**Task description**
Starting at the first line of the listing below, repeat each line exactly until the line containing "0.92, 0.835, 0.81];", which you include. Leave out pictures.

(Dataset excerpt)
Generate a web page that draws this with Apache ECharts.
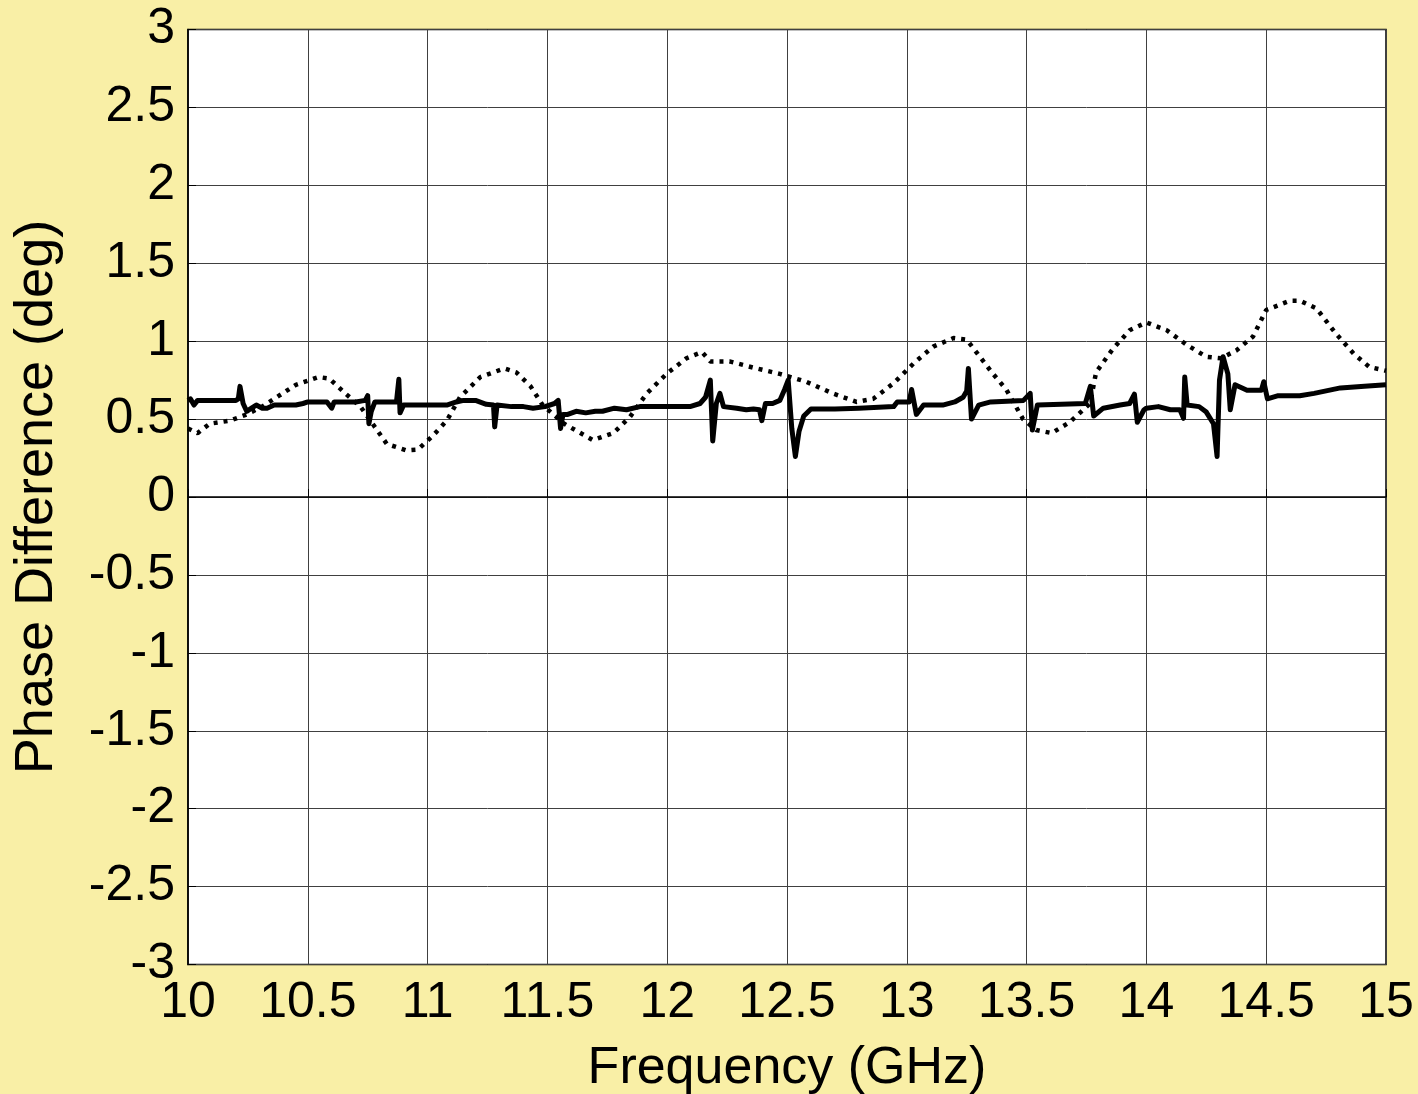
<!DOCTYPE html>
<html>
<head>
<meta charset="utf-8">
<script src="https://cdn.jsdelivr.net/npm/echarts@6/dist/echarts.min.js"></script>
<style>
html,body{margin:0;padding:0;background:#F9EFA6;}
#c{width:1418px;height:1094px;}
</style>
</head>
<body>
<div id="c"></div>
<script>
// Dotted (smooth) curve
var dotFreq = [10.0, 10.04, 10.09, 10.175, 10.245, 10.31, 10.38, 10.45, 10.545, 10.59, 10.66, 10.72, 10.775, 10.83, 10.91, 10.96, 11.02, 11.08, 11.135, 11.22, 11.32, 11.37, 11.43, 11.48, 11.57, 11.69, 11.775, 11.845, 11.915, 11.997, 12.08, 12.145, 12.18, 12.26, 12.36, 12.47, 12.58, 12.69, 12.79, 12.86, 12.945, 13.03, 13.11, 13.195, 13.25, 13.305, 13.36, 13.415, 13.485, 13.54, 13.605, 13.68, 13.765, 13.79, 13.86, 13.93, 14.0, 14.085, 14.17, 14.25, 14.31, 14.375, 14.445, 14.5, 14.6, 14.64, 14.71, 14.79, 14.865, 14.93, 15.0];
var dotPhase = [0.44, 0.41, 0.47, 0.49, 0.53, 0.58, 0.65, 0.72, 0.77, 0.76, 0.66, 0.58, 0.46, 0.34, 0.30, 0.305, 0.39, 0.49, 0.64, 0.77, 0.825, 0.80, 0.71, 0.59, 0.47, 0.365, 0.41, 0.515, 0.665, 0.79, 0.89, 0.93, 0.87, 0.87, 0.83, 0.79, 0.74, 0.665, 0.61, 0.63, 0.73, 0.86, 0.965, 1.02, 1.01, 0.90, 0.79, 0.69, 0.50, 0.43, 0.41, 0.48, 0.60, 0.80, 0.95, 1.07, 1.12, 1.07, 0.975, 0.90, 0.89, 0.94, 1.03, 1.20, 1.26, 1.26, 1.21, 1.05, 0.92, 0.835, 0.81];

// Solid (measured) curve
var solidFreq = [10.0, 10.01, 10.025, 10.04, 10.2, 10.21, 10.217, 10.23, 10.245, 10.265, 10.285, 10.31, 10.33, 10.36, 10.45, 10.48, 10.5, 10.58, 10.6, 10.61, 10.7, 10.74, 10.75, 10.755, 10.765, 10.78, 10.87, 10.88, 10.885, 10.9, 10.91, 11.08, 11.12, 11.15, 11.2, 11.245, 11.275, 11.28, 11.29, 11.35, 11.4, 11.44, 11.49, 11.53, 11.545, 11.555, 11.565, 11.585, 11.62, 11.66, 11.7, 11.73, 11.78, 11.83, 11.886, 12.095, 12.137, 12.16, 12.18, 12.19, 12.205, 12.22, 12.235, 12.29, 12.33, 12.36, 12.385, 12.395, 12.41, 12.44, 12.47, 12.49, 12.505, 12.52, 12.535, 12.55, 12.57, 12.6, 12.7, 12.8, 12.945, 12.96, 13.01, 13.02, 13.04, 13.07, 13.15, 13.2, 13.235, 13.25, 13.257, 13.27, 13.3, 13.35, 13.487, 13.515, 13.524, 13.545, 13.745, 13.766, 13.78, 13.82, 13.89, 13.93, 13.95, 13.962, 13.99, 14.0, 14.05, 14.1, 14.14, 14.155, 14.16, 14.17, 14.22, 14.25, 14.28, 14.295, 14.305, 14.32, 14.34, 14.35, 14.37, 14.42, 14.48, 14.49, 14.505, 14.55, 14.64, 14.70, 14.81, 14.91, 15.0];
var solidPhase = [0.62, 0.63, 0.59, 0.62, 0.62, 0.63, 0.71, 0.60, 0.55, 0.57, 0.59, 0.57, 0.57, 0.59, 0.59, 0.60, 0.61, 0.61, 0.57, 0.61, 0.61, 0.62, 0.65, 0.47, 0.55, 0.61, 0.61, 0.755, 0.54, 0.59, 0.59, 0.59, 0.61, 0.62, 0.62, 0.595, 0.59, 0.45, 0.59, 0.58, 0.58, 0.57, 0.58, 0.60, 0.62, 0.44, 0.53, 0.53, 0.55, 0.54, 0.55, 0.55, 0.57, 0.56, 0.58, 0.58, 0.60, 0.64, 0.75, 0.36, 0.60, 0.665, 0.58, 0.57, 0.56, 0.565, 0.56, 0.49, 0.60, 0.60, 0.62, 0.69, 0.75, 0.44, 0.26, 0.42, 0.52, 0.565, 0.565, 0.57, 0.58, 0.61, 0.61, 0.69, 0.53, 0.59, 0.59, 0.61, 0.64, 0.68, 0.825, 0.50, 0.59, 0.61, 0.62, 0.665, 0.43, 0.59, 0.60, 0.71, 0.52, 0.57, 0.59, 0.60, 0.66, 0.48, 0.56, 0.57, 0.58, 0.56, 0.56, 0.505, 0.77, 0.59, 0.58, 0.545, 0.47, 0.26, 0.75, 0.90, 0.79, 0.56, 0.72, 0.685, 0.685, 0.74, 0.63, 0.65, 0.65, 0.665, 0.70, 0.71, 0.72];

var xTitle = 'Frequency (GHz)';
var yTitle = 'Phase Difference (deg)';

function pairs(xs, ys){ return xs.map(function(x,i){ return [x, ys[i]]; }); }

var font = '"Liberation Sans", Arial, Helvetica, sans-serif';
var chart = echarts.init(document.getElementById('c'), null, {renderer:'canvas'});
chart.setOption({
  backgroundColor: '#F9EFA6',
  animation: false,
  grid: {left:188, top:29.5, right:32, bottom:129.5, containLabel:false, outerBoundsMode:'none',
         show:true, backgroundColor:'#ffffff', borderColor:'#000000', borderWidth:1.5},
  xAxis: {
    type:'value', min:10, max:15, interval:0.5,
    name: xTitle, nameLocation:'middle', nameGap:78,
    nameTextStyle:{fontFamily:font, fontSize:52, color:'#000'},
    axisLine:{show:true, lineStyle:{color:'#000', width:1.5}},
    axisTick:{show:true, inside:true, length:8, lineStyle:{color:'#000'}},
    axisLabel:{fontFamily:font, fontSize:50, color:'#000', margin:14},
    splitLine:{show:true, lineStyle:{color:'#404040', width:1}}
  },
  yAxis: {
    type:'value', min:-3, max:3, interval:0.5,
    name: yTitle, nameLocation:'middle', nameGap:124,
    nameTextStyle:{fontFamily:font, fontSize:54, color:'#000'},
    axisLine:{show:true, lineStyle:{color:'#000', width:1.5}},
    axisTick:{show:true, inside:true, length:8, lineStyle:{color:'#000'}},
    axisLabel:{fontFamily:font, fontSize:50, color:'#000', margin:13},
    splitLine:{show:true, lineStyle:{color:'#404040', width:1}}
  },
  series: [
    {type:'line', data: pairs(dotFreq, dotPhase), showSymbol:false, smooth:false,
     lineStyle:{color:'#000', width:4.5, type:[4,6], cap:'butt'}, z:2},
    {type:'line', data: pairs(solidFreq, solidPhase), showSymbol:false, smooth:false,
     lineStyle:{color:'#000', width:5, join:'round'}, z:3}
  ]
});
</script>
</body>
</html>
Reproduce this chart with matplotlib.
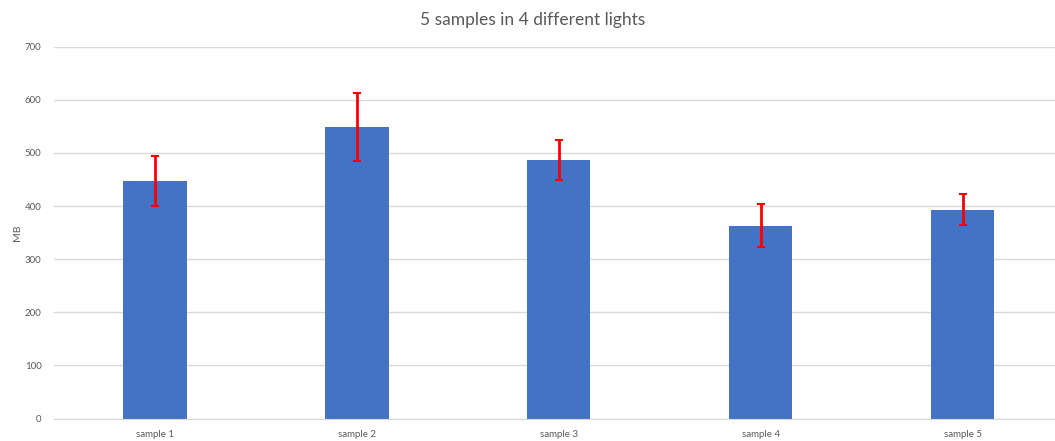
import numpy as np
import matplotlib.pyplot as plt

plt.rcParams['font.family'] = ['Lato', 'DejaVu Sans']

samples = ['sample 1', 'sample 2', 'sample 3', 'sample 4', 'sample 5']
mb_values = [447, 548, 487, 363, 393]
mb_errors = [47, 64, 37, 41, 29]


def plot_chart():
    fig = plt.figure(figsize=(10.55, 4.41), dpi=100)
    ax = fig.add_axes([0.0512, 0.051, 0.957, 0.843])

    x = np.arange(len(samples))
    ax.bar(x, mb_values, width=0.313, color='#4472C4', zorder=2)
    ax.errorbar(x, mb_values, yerr=mb_errors, fmt='none', ecolor='#FF0000',
                elinewidth=2, capsize=3, capthick=1.5, zorder=3)

    ax.set_xlim(-0.5, len(samples) - 0.5)
    ax.set_ylim(0, 700)
    ax.set_yticks(range(0, 701, 100))
    ax.set_xticks(x)
    ax.set_xticklabels(samples)

    ax.grid(axis='y', color='#D9D9D9', linewidth=1, zorder=0)
    for side in ['top', 'right', 'left']:
        ax.spines[side].set_visible(False)
    ax.spines['bottom'].set_color('#D9D9D9')
    ax.tick_params(axis='both', length=0, labelsize=7, labelcolor='#595959')
    ax.tick_params(axis='x', pad=8)
    ax.tick_params(axis='y', pad=9)

    ax.set_ylabel('MB', fontsize=7.5, color='#595959', labelpad=2)
    fig.text(0.505, 0.955, '5 samples in 4 different lights', ha='center', va='center',
             fontsize=12.5, color='#595959')

    fig.savefig('out.png', dpi=100)


if __name__ == "__main__":
    plot_chart()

**Solved problem**
Generate a web page that draws this with Apache ECharts.
<!DOCTYPE html>
<html>
<head>
<meta charset="utf-8">
<script src="https://cdn.jsdelivr.net/npm/echarts@6/dist/echarts.min.js"></script>
<style>
html,body{margin:0;padding:0;background:#F9EFA6;}
#c{width:1418px;height:1094px;}
</style>
</head>
<body>
<div id="c"></div>
<script>
// Dotted (smooth) curve
var dotFreq = [10.0, 10.04, 10.09, 10.175, 10.245, 10.31, 10.38, 10.45, 10.545, 10.59, 10.66, 10.72, 10.775, 10.83, 10.91, 10.96, 11.02, 11.08, 11.135, 11.22, 11.32, 11.37, 11.43, 11.48, 11.57, 11.69, 11.775, 11.845, 11.915, 11.997, 12.08, 12.145, 12.18, 12.26, 12.36, 12.47, 12.58, 12.69, 12.79, 12.86, 12.945, 13.03, 13.11, 13.195, 13.25, 13.305, 13.36, 13.415, 13.485, 13.54, 13.605, 13.68, 13.765, 13.79, 13.86, 13.93, 14.0, 14.085, 14.17, 14.25, 14.31, 14.375, 14.445, 14.5, 14.6, 14.64, 14.71, 14.79, 14.865, 14.93, 15.0];
var dotPhase = [0.44, 0.41, 0.47, 0.49, 0.53, 0.58, 0.65, 0.72, 0.77, 0.76, 0.66, 0.58, 0.46, 0.34, 0.30, 0.305, 0.39, 0.49, 0.64, 0.77, 0.825, 0.80, 0.71, 0.59, 0.47, 0.365, 0.41, 0.515, 0.665, 0.79, 0.89, 0.93, 0.87, 0.87, 0.83, 0.79, 0.74, 0.665, 0.61, 0.63, 0.73, 0.86, 0.965, 1.02, 1.01, 0.90, 0.79, 0.69, 0.50, 0.43, 0.41, 0.48, 0.60, 0.80, 0.95, 1.07, 1.12, 1.07, 0.975, 0.90, 0.89, 0.94, 1.03, 1.20, 1.26, 1.26, 1.21, 1.05, 0.92, 0.835, 0.81];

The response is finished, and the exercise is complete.